There is a scene midway through The Social Network, this year’s prohibitive Academy Award favorite, where former Napster guru Sean Parker relates the tragic story of Roy Raymond, the man who came up with the idea of Victoria’s Secret but sold his interest just before its valuation skyrocketed.David Klein could probably relate. Klein came up for the idea of Jelly Belly, the gourmet jelly bean that comes in a myriad of different flavors, and, as related in the documentary Candyman, he ended up selling his stake in the company for a tidy profit that turned out to be a small percentage of its eventual worth.
Why exactly he did that isn’t always clear in the film. He needed immediate cashflow to help a relative in need and knowingly, voluntarily gave up part of his stake. He was outmaneuvered by a party expecting hard business negotiations and getting capitulation. He was an entrepreneur who naively thought a second great idea would be just around the corner.

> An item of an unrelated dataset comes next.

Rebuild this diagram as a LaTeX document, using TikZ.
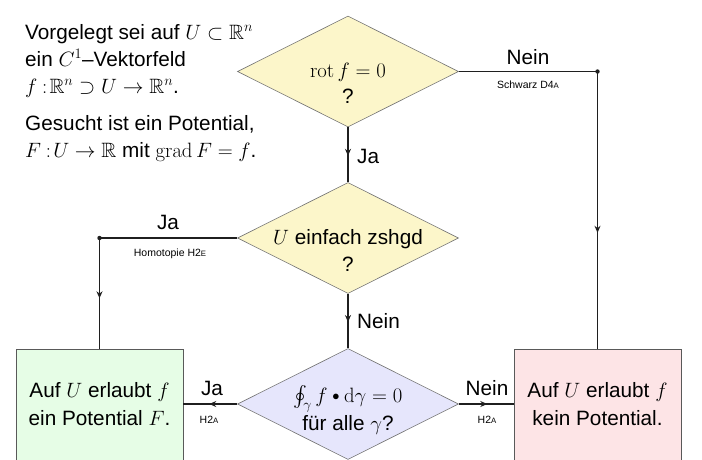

Candyman is a a good-natured, affable story about a good-natured, apparently affable man. If there is a criticism against against the film it may be that it is as indecisive as its subject. Veering occasionally into cultural criticism and social history, it eventually settles primarily into a documentary biography. Treading very lightly around anything that might be construed as showing its subject in a negative light, the film’s measured tone makes its hard for any clear conflict to emerge. Instead, we get good natured anecdotes from Weird Al Yankovic (Jelly Belly’s don’t have gelatin and hence are okay for vegetarians) and goofy home videos of Klein’s attempts at a second innovation (candy urine in genuine specimen cups!)